The opinion of the court was delivered by: David G. Larimer United States District Judge
On June 15, 2005, plaintiff, William D. Nichiporuk ("Nichiporuk"), commenced this action against the Board of Education of the Palmyra-Macedon Central School District ("District").*fn1 Nichiporuk alleges due process violations in connection with his termination as the District's Assistant Superintendent of Business and defendant's rescission of an executory contract with Nichiporuk to become Superintendent of Schools. Federal jurisdiction is based on the Civil Rights Act, 42 U.S.C. § 1983. Nichiporuk has also pleaded related state law claims.
By motion filed July 15, 2005, Nichiporuk moves for what he styles "partial summary judgment," although it is not entirely clear to which of the several claims the motion relates. Nichiporuk seeks an order and judgment that he be fully compensated as Assistant Superintendent up to June 30, 2005, as well as an order from this Court vacating the District's March 2005 decision to rescind the executory contract that he serve as Superintendent, which was to have become effective in July 2005. The motion for partial summary judgment is denied.
This imbroglio between Nichiporuk and the District occurred when it was publicly disclosed that Nichiporuk had misrepresented his educational background and falsified a voucher which was issued for continuing education at the University of Rochester. In addition to Nichiporuk's termination as an employee, he was indicted for criminal offenses. Nichiporuk eventually pleaded guilty to grand larceny and offering-a-false-instrument-for-filing in Wayne County Court and was sentenced principally to 45 days imprisonment and 5 years probation.
Nichiporuk, a tenured employee with the District, claims that his due process rights were violated. He claims that the District summarily dismissed him without following the procedures mandated by Educational Law § 3020-a. He also claims that his executory contract with the District was unilaterally terminated, contrary to the provisions of the contract itself.
The standard for determining motions for summary judgment is clear. Summary judgment is only appropriate if, as a matter of law, the moving party is entitled to relief. In evaluating such a motion, the Court must determine whether there are material issues of fact. If so, it is not the Court's province to decide those issues, but to deny the motion so they may be resolved by the jury. See Gallo v. Prudential Residential Services, Ltd. Partnership, 22 F.3d 1219, 1224 (2d Cir. 1994) (court's "task at the summary judgment motion stage of the litigation is carefully limited to discerning whether there are any genuine issues of material fact to be tried, not to deciding them"); Davis v. Verizon Wireless, 389 F.Supp.2d 458, 467 (W.D.N.Y. 2005) ("When deciding a motion for summary judgment brought pursuant to Fed. R. Civ. P. 56, a court's responsibility is to determine whether there are issues to be tried") (citing Duse v. International Bus. Machs. Corp., 252 F.3d 151, 158 (2d Cir. 2001)).

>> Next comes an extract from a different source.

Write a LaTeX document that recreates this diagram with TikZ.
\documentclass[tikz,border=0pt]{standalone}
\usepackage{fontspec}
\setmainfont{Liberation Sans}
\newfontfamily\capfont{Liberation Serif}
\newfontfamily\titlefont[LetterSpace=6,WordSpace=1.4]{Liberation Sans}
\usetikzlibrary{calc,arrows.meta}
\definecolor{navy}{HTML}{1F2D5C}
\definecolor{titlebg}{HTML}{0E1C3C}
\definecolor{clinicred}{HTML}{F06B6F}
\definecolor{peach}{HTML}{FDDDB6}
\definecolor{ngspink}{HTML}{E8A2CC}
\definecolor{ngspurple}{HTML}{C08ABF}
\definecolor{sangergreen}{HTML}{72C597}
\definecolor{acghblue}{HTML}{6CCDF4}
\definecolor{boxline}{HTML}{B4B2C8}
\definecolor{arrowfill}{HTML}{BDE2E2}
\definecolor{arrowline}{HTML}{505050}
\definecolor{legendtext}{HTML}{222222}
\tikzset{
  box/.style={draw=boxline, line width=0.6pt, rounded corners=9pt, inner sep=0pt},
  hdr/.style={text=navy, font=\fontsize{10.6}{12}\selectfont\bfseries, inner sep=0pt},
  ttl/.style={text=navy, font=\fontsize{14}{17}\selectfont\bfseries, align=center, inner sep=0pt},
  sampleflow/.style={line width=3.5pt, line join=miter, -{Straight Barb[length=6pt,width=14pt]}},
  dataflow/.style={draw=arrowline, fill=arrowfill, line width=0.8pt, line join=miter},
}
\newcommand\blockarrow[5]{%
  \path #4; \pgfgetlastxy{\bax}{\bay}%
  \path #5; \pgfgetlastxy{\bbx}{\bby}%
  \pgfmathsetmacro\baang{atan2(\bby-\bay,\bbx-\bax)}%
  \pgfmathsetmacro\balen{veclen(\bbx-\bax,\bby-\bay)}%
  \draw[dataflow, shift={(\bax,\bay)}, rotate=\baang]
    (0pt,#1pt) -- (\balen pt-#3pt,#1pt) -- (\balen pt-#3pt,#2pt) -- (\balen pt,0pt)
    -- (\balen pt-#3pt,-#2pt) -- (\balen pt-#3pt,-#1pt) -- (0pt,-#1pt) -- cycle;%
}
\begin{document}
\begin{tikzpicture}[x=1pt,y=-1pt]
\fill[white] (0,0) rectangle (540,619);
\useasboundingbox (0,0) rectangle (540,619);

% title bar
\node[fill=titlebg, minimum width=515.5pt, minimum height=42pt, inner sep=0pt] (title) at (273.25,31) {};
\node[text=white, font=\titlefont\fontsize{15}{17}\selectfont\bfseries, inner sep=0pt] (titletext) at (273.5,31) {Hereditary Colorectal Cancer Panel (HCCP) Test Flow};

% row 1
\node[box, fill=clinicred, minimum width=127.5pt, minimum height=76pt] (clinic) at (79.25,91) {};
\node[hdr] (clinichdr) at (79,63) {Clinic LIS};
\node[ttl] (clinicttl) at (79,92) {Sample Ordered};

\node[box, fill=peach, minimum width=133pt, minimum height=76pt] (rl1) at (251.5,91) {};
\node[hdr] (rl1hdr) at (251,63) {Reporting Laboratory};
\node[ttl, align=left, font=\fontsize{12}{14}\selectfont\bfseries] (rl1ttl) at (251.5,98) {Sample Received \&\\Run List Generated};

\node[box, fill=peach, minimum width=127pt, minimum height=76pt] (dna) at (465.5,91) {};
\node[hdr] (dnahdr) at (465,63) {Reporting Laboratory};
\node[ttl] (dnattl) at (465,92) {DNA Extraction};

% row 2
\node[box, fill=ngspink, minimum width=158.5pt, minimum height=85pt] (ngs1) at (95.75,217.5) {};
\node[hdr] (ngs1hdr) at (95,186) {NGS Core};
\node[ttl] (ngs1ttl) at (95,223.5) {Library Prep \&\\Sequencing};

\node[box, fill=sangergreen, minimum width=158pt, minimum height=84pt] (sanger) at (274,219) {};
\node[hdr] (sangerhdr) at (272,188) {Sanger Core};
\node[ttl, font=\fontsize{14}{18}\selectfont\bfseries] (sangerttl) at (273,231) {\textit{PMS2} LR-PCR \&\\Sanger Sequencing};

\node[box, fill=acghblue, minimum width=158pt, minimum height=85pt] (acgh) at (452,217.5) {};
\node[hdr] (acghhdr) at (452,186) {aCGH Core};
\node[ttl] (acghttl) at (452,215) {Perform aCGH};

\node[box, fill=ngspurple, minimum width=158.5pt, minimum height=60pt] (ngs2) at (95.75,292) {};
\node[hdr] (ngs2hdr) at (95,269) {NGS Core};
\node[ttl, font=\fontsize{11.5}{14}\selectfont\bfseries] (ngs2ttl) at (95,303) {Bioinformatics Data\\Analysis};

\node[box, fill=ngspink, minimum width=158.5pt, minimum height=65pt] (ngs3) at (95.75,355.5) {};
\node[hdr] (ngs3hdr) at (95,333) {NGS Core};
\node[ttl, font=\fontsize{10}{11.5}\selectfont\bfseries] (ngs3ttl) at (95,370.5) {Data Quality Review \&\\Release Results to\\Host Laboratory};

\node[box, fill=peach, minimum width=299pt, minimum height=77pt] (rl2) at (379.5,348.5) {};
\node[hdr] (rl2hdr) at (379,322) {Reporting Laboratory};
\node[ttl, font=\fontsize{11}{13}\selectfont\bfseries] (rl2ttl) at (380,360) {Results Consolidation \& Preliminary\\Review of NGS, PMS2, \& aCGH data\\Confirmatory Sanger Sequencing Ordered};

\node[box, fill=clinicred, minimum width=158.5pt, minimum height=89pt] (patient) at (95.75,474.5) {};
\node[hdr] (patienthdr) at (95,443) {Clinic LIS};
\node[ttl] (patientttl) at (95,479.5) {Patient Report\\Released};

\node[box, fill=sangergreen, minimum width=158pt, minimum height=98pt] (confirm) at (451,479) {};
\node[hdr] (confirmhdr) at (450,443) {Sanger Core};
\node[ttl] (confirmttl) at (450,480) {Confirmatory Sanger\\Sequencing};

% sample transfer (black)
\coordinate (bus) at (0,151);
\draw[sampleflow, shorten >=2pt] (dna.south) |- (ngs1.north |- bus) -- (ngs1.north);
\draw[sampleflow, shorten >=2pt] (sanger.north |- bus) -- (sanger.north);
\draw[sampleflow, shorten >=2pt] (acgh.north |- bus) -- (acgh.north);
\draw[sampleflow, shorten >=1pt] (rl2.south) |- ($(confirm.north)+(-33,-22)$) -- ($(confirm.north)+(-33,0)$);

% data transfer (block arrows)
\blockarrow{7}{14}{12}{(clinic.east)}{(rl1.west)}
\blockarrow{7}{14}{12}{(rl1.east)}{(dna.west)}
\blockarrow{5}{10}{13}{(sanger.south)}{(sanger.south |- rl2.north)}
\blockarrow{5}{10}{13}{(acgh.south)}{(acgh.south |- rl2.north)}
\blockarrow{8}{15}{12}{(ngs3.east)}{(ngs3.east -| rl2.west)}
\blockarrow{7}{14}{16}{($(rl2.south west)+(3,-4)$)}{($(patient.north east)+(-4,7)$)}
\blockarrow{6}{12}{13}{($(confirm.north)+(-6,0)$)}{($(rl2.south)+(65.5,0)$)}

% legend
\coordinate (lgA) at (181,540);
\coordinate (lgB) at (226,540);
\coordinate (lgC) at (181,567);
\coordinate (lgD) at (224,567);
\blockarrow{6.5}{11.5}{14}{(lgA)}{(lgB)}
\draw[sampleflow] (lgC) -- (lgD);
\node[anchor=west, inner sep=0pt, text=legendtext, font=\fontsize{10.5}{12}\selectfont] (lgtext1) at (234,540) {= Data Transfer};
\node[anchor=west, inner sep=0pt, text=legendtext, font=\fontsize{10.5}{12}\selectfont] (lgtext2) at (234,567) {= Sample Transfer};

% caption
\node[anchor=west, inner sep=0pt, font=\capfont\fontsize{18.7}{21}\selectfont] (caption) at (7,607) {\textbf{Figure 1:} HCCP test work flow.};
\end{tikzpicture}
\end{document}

There are far too many factual disputes here to enter summary judgment for plaintiff, particularly since there has been no discovery in this case. First of all, the District contends that when plaintiff's deception and fraud surfaced, plaintiff, through his then-attorney, resigned from his employment with the District. Nichiporuk now claims that he did not resign, although no affidavit was submitted on this motion by the attorney who represented him at the time in question. . So, the first factual issue is whether plaintiff did resign from the School District or not. If he did, then issues about his due process rights would be moot.

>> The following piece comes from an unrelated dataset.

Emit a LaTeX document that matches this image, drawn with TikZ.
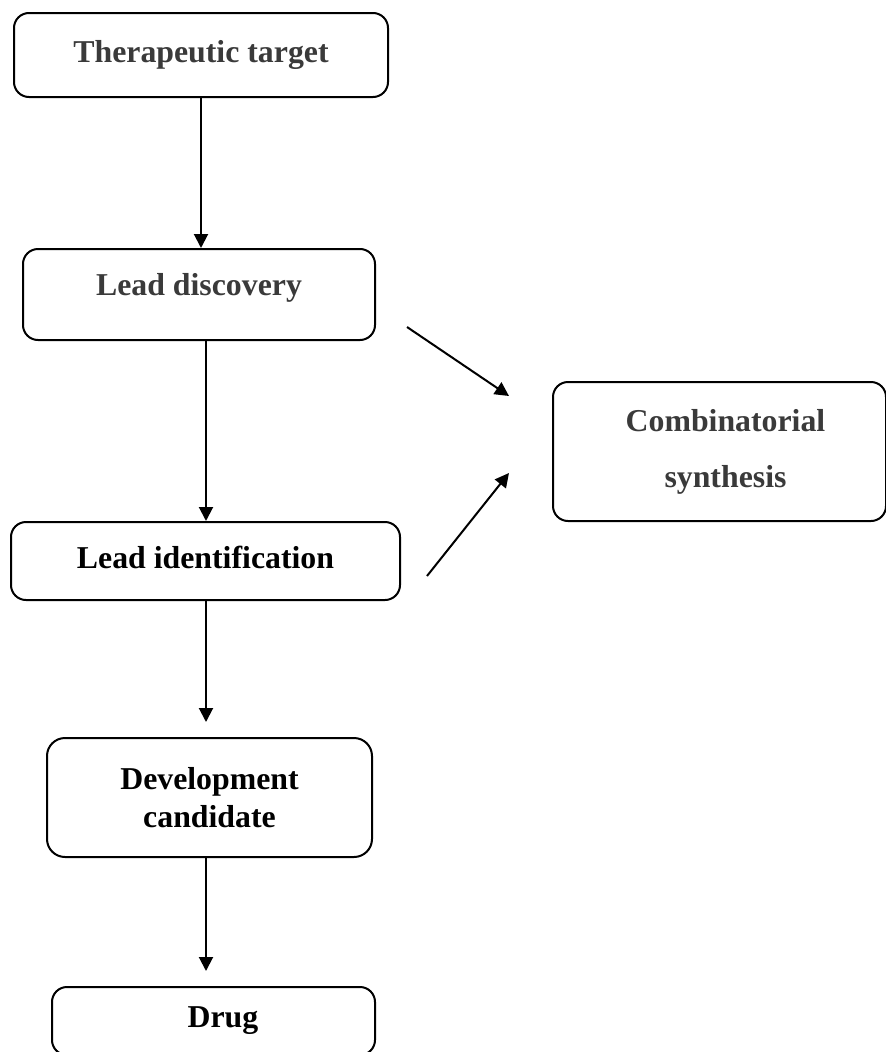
\documentclass[tikz,border=0pt]{standalone}
\usepackage{fontspec}
\setmainfont{Liberation Serif}
\usetikzlibrary{arrows.meta}
\definecolor{darkgraytext}{HTML}{3A3A3A}
\begin{document}
\begin{tikzpicture}[x=1pt,y=-1pt,
  box/.style={draw=black, line width=2pt, rounded corners=15pt, fill=white,
    inner sep=0pt, align=center, font=\fontsize{31.8}{40}\selectfont\bfseries},
  graytext/.style={text=darkgraytext},
  arr/.style={draw=black, line width=2pt, -{Triangle[length=14pt,width=14pt]}}]
\useasboundingbox (0,0) rectangle (886,1052);
\clip (0,0) rectangle (886,1052);
\fill[white] (0,0) rectangle (886,1052);
\node[box, graytext, minimum width=374pt, minimum height=84pt] (target) at (201,55) {\raisebox{1pt}{Therapeutic target}};
\node[box, graytext, minimum width=352pt, minimum height=91pt, text height=22pt, text depth=21pt] (discovery) at (199,294.5) {Lead discovery};
\node[box, graytext, minimum width=333pt, minimum height=139pt] (comb) at (719.5,451.5) {\hspace*{12pt}Combinatorial\\[16pt]\hspace*{12pt}synthesis};
\node[box, minimum width=389pt, minimum height=78pt, text height=22pt, text depth=8pt] (ident) at (205.5,561) {Lead identification};
\node[box, rounded corners=18pt, minimum width=325pt, minimum height=119pt] (devel) at (209.5,797.5) {Development\\[-2pt]candidate};
\node[box, minimum width=323pt, minimum height=68pt] (drug) at (213.5,1021) {\hspace*{19pt}Drug};
\coordinate (a3end) at (206,722);
\coordinate (a4end) at (206,971);
\coordinate (d1start) at (407,327);
\coordinate (d1end) at (509,396);
\coordinate (d2start) at (427,576);
\coordinate (d2end) at (509,473);
\draw[arr] (target.south) -- (target.south |- discovery.north);
\draw[arr] ([xshift=7pt]discovery.south) -- ([xshift=7pt]discovery.south |- ident.north);
\draw[arr] (ident.south -| a3end) -- (a3end);
\draw[arr] (devel.south -| a4end) -- (a4end);
\draw[arr] (d1start) -- (d1end);
\draw[arr] (d2start) -- (d2end);
\end{tikzpicture}
\end{document}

Next, there are factual issues as to whether the Assistant Superintendent position was validly abolished following plaintiff's purported resignation. The Board contends that it was. Contrary to plaintiff's allegation that this action was a subterfuge designed to circumvent plaintiff's tenure rights, the Board maintains that, upon learning of plaintiff's resignation, it abolished his former Assistant Superintendent position for legitimate economic reasons. See Villani Aff. (Dkt. # 22-16) ¶¶ 4-10.
There are also issues as to whether Nichiporuk's fraudulent conduct justified the Board's unilateral decision to rescind his executory contract to serve as Superintendent. Likewise, there are factual issues concerning whether plaintiff's duties as Assistant Superintendent rendered him a "public officer" under New York law, whose position automatically became vacant upon a felony conviction. See Pub. Off. L. § 30(1)(e).
The Board also suggests that there are significant issues as to whether Nichiporuk took full advantage of the proceedings and process before the Board when it rescinded his contract. He failed to exercise his right to request a hearing before the Board, he failed to appeal the Board's decision to the Commissioner of Education as he could have, and he failed to commence an Article 78 proceeding challenging the Board's actions. In addition, it may well be that plaintiff's state law claims are barred because he failed to participate in an examination under Gen. Mun. Law § 50-h as requested by the Board. Although to some extent these may present issues of law, in light of the factual issues detailed above, they also remain to be decided in this case.
Plaintiff's motion for partial summary judgment (Dkt. #12) is in all respects denied. Plaintiff is granted leave to file an amended complaint to name the proper party defendant within fourteen (14) days of the date of entry of this Decision and Order.